Instruction
Word for word, give the material below again, minus any images.

Information provided
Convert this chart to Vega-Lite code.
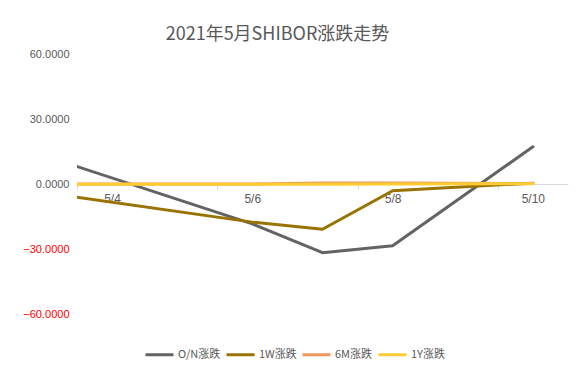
{
  "$schema": "https://vega.github.io/schema/vega-lite/v6.json",
  "width": 491,
  "height": 260,
  "autosize": {"type": "none"},
  "padding": {"left": 77, "top": 54, "right": 18, "bottom": 58},
  "background": "white",
  "title": {
    "text": "2021年5月SHIBOR涨跌走势",
    "font": "Noto Sans CJK SC",
    "fontSize": 18,
    "fontWeight": "normal",
    "color": "#595959",
    "anchor": "middle",
    "dx": -45,
    "offset": 4
  },
  "data": {
    "values": [
      {"date": "2021-04-30", "series": "O/N涨跌", "value": 45.1},
      {"date": "2021-05-06", "series": "O/N涨跌", "value": -18.4},
      {"date": "2021-05-07", "series": "O/N涨跌", "value": -31.7},
      {"date": "2021-05-08", "series": "O/N涨跌", "value": -28.5},
      {"date": "2021-05-10", "series": "O/N涨跌", "value": 17.2},
      {"date": "2021-04-30", "series": "1W涨跌", "value": 10.0},
      {"date": "2021-05-06", "series": "1W涨跌", "value": -17.6},
      {"date": "2021-05-07", "series": "1W涨跌", "value": -20.9},
      {"date": "2021-05-08", "series": "1W涨跌", "value": -3.1},
      {"date": "2021-05-10", "series": "1W涨跌", "value": 0.4},
      {"date": "2021-04-30", "series": "6M涨跌", "value": 0.1},
      {"date": "2021-05-06", "series": "6M涨跌", "value": 0.0},
      {"date": "2021-05-07", "series": "6M涨跌", "value": 0.5},
      {"date": "2021-05-08", "series": "6M涨跌", "value": 0.5},
      {"date": "2021-05-10", "series": "6M涨跌", "value": 0.2},
      {"date": "2021-04-30", "series": "1Y涨跌", "value": 0.0},
      {"date": "2021-05-06", "series": "1Y涨跌", "value": -0.1},
      {"date": "2021-05-07", "series": "1Y涨跌", "value": -0.1},
      {"date": "2021-05-08", "series": "1Y涨跌", "value": 0.0},
      {"date": "2021-05-10", "series": "1Y涨跌", "value": 0.1}
    ]
  },
  "encoding": {
    "x": {
      "field": "date",
      "type": "temporal",
      "scale": {
        "type": "utc",
        "nice": false,
        "domain": [
          {"year": 2021, "month": 5, "date": 3, "hours": 12, "utc": true},
          {"year": 2021, "month": 5, "date": 10, "hours": 12, "utc": true}
        ]
      },
      "axis": {
        "orient": "bottom",
        "offset": -130,
        "title": null,
        "grid": false,
        "values": [
          {"year": 2021, "month": 5, "date": 3, "hours": 12, "utc": true},
          {"year": 2021, "month": 5, "date": 5, "hours": 12, "utc": true},
          {"year": 2021, "month": 5, "date": 7, "hours": 12, "utc": true},
          {"year": 2021, "month": 5, "date": 9, "hours": 12, "utc": true}
        ],
        "labelExpr": "utcFormat(time(datum.value) + 43200000, '%-m/%-d')",
        "labelOffset": 35,
        "labelPadding": 4,
        "labelFont": "Liberation Sans",
        "labelFontSize": 12,
        "labelColor": "#595959",
        "labelOverlap": false,
        "labelBound": false,
        "labelFlush": false,
        "domainColor": "#D9D9D9",
        "domainWidth": 1,
        "tickColor": "#D9D9D9",
        "tickSize": 5
      }
    },
    "y": {
      "field": "value",
      "type": "quantitative",
      "scale": {"domain": [-60, 60], "nice": false, "zero": false},
      "axis": {
        "title": null,
        "grid": false,
        "domain": false,
        "ticks": false,
        "values": [-60, -30, 0, 30, 60],
        "format": ".4f",
        "labelPadding": 8,
        "labelFont": "Liberation Sans",
        "labelFontSize": 11,
        "labelColor": {"expr": "datum.value < 0 ? '#FF0000' : '#595959'"}
      }
    },
    "color": {
      "field": "series",
      "type": "nominal",
      "scale": {
        "domain": ["O/N涨跌", "1W涨跌", "6M涨跌", "1Y涨跌"],
        "range": ["#636363", "#997300", "#F1975A", "#FFCD33"]
      },
      "legend": {
        "title": null,
        "orient": "none",
        "direction": "horizontal",
        "legendX": 67,
        "legendY": 285,
        "symbolType": "stroke",
        "symbolStrokeWidth": 3,
        "symbolSize": 784,
        "labelFont": "Noto Sans CJK SC",
        "labelFontSize": 11,
        "labelColor": "#595959",
        "labelOffset": 3,
        "columnPadding": -1
      }
    }
  },
  "layer": [
    {
      "transform": [{"filter": "datum.series === 'O/N涨跌'"}],
      "mark": {"type": "line", "strokeWidth": 3, "strokeCap": "round", "strokeJoin": "round", "clip": true}
    },
    {
      "transform": [{"filter": "datum.series === '1W涨跌'"}],
      "mark": {"type": "line", "strokeWidth": 3, "strokeCap": "round", "strokeJoin": "round", "clip": true}
    },
    {
      "transform": [{"filter": "datum.series === '6M涨跌'"}],
      "mark": {"type": "line", "strokeWidth": 3, "strokeCap": "round", "strokeJoin": "round", "clip": true}
    },
    {
      "transform": [{"filter": "datum.series === '1Y涨跌'"}],
      "mark": {"type": "line", "strokeWidth": 3, "strokeCap": "round", "strokeJoin": "round", "clip": true}
    }
  ],
  "config": {"view": {"stroke": null}}
}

Exercise output
Convert this chart to Vega-Lite code.
{
  "$schema": "https://vega.github.io/schema/vega-lite/v6.json",
  "width": 491,
  "height": 260,
  "autosize": {"type": "none"},
  "padding": {"left": 77, "top": 54, "right": 18, "bottom": 58},
  "background": "white",
  "title": {
    "text": "2021年5月SHIBOR涨跌走势",
    "font": "Noto Sans CJK SC",
    "fontSize": 18,
    "fontWeight": "normal",
    "color": "#595959",
    "anchor": "middle",
    "dx": -45,
    "offset": 4
  },
  "data": {
    "values": [
      {"date": "2021-04-30", "series": "O/N涨跌", "value": 45.1},
      {"date": "2021-05-06", "series": "O/N涨跌", "value": -18.4},
      {"date": "2021-05-07", "series": "O/N涨跌", "value": -31.7},
      {"date": "2021-05-08", "series": "O/N涨跌", "value": -28.5},
      {"date": "2021-05-10", "series": "O/N涨跌", "value": 17.2},
      {"date": "2021-04-30", "series": "1W涨跌", "value": 10.0},
      {"date": "2021-05-06", "series": "1W涨跌", "value": -17.6},
      {"date": "2021-05-07", "series": "1W涨跌", "value": -20.9},
      {"date": "2021-05-08", "series": "1W涨跌", "value": -3.1},
      {"date": "2021-05-10", "series": "1W涨跌", "value": 0.4},
      {"date": "2021-04-30", "series": "6M涨跌", "value": 0.1},
      {"date": "2021-05-06", "series": "6M涨跌", "value": 0.0},
      {"date": "2021-05-07", "series": "6M涨跌", "value": 0.5},
      {"date": "2021-05-08", "series": "6M涨跌", "value": 0.5},
      {"date": "2021-05-10", "series": "6M涨跌", "value": 0.2},
      {"date": "2021-04-30", "series": "1Y涨跌", "value": 0.0},
      {"date": "2021-05-06", "series": "1Y涨跌", "value": -0.1},
      {"date": "2021-05-07", "series": "1Y涨跌", "value": -0.1},
      {"date": "2021-05-08", "series": "1Y涨跌", "value": 0.0},
      {"date": "2021-05-10", "series": "1Y涨跌", "value": 0.1}
    ]
  },
  "encoding": {
    "x": {
      "field": "date",
      "type": "temporal",
      "scale": {
        "type": "utc",
        "nice": false,
        "domain": [
          {"year": 2021, "month": 5, "date": 3, "hours": 12, "utc": true},
          {"year": 2021, "month": 5, "date": 10, "hours": 12, "utc": true}
        ]
      },
      "axis": {
        "orient": "bottom",
        "offset": -130,
        "title": null,
        "grid": false,
        "values": [
          {"year": 2021, "month": 5, "date": 3, "hours": 12, "utc": true},
          {"year": 2021, "month": 5, "date": 5, "hours": 12, "utc": true},
          {"year": 2021, "month": 5, "date": 7, "hours": 12, "utc": true},
          {"year": 2021, "month": 5, "date": 9, "hours": 12, "utc": true}
        ],
        "labelExpr": "utcFormat(time(datum.value) + 43200000, '%-m/%-d')",
        "labelOffset": 35,
        "labelPadding": 4,
        "labelFont": "Liberation Sans",
        "labelFontSize": 12,
        "labelColor": "#595959",
        "labelOverlap": false,
        "labelBound": false,
        "labelFlush": false,
        "domainColor": "#D9D9D9",
        "domainWidth": 1,
        "tickColor": "#D9D9D9",
        "tickSize": 5
      }
    },
    "y": {
      "field": "value",
      "type": "quantitative",
      "scale": {"domain": [-60, 60], "nice": false, "zero": false},
      "axis": {
        "title": null,
        "grid": false,
        "domain": false,
        "ticks": false,
        "values": [-60, -30, 0, 30, 60],
        "format": ".4f",
        "labelPadding": 8,
        "labelFont": "Liberation Sans",
        "labelFontSize": 11,
        "labelColor": {"expr": "datum.value < 0 ? '#FF0000' : '#595959'"}
      }
    },
    "color": {
      "field": "series",
      "type": "nominal",
      "scale": {
        "domain": ["O/N涨跌", "1W涨跌", "6M涨跌", "1Y涨跌"],
        "range": ["#636363", "#997300", "#F1975A", "#FFCD33"]
      },
      "legend": {
        "title": null,
        "orient": "none",
        "direction": "horizontal",
        "legendX": 67,
        "legendY": 285,
        "symbolType": "stroke",
        "symbolStrokeWidth": 3,
        "symbolSize": 784,
        "labelFont": "Noto Sans CJK SC",
        "labelFontSize": 11,
        "labelColor": "#595959",
        "labelOffset": 3,
        "columnPadding": -1
      }
    }
  },
  "layer": [
    {
      "transform": [{"filter": "datum.series === 'O/N涨跌'"}],
      "mark": {"type": "line", "strokeWidth": 3, "strokeCap": "round", "strokeJoin": "round", "clip": true}
    },
    {
      "transform": [{"filter": "datum.series === '1W涨跌'"}],
      "mark": {"type": "line", "strokeWidth": 3, "strokeCap": "round", "strokeJoin": "round", "clip": true}
    },
    {
      "transform": [{"filter": "datum.series === '6M涨跌'"}],
      "mark": {"type": "line", "strokeWidth": 3, "strokeCap": "round", "strokeJoin": "round", "clip": true}
    },
    {
      "transform": [{"filter": "datum.series === '1Y涨跌'"}],
      "mark": {"type": "line", "strokeWidth": 3, "strokeCap": "round", "strokeJoin": "round", "clip": true}
    }
  ],
  "config": {"view": {"stroke": null}}
}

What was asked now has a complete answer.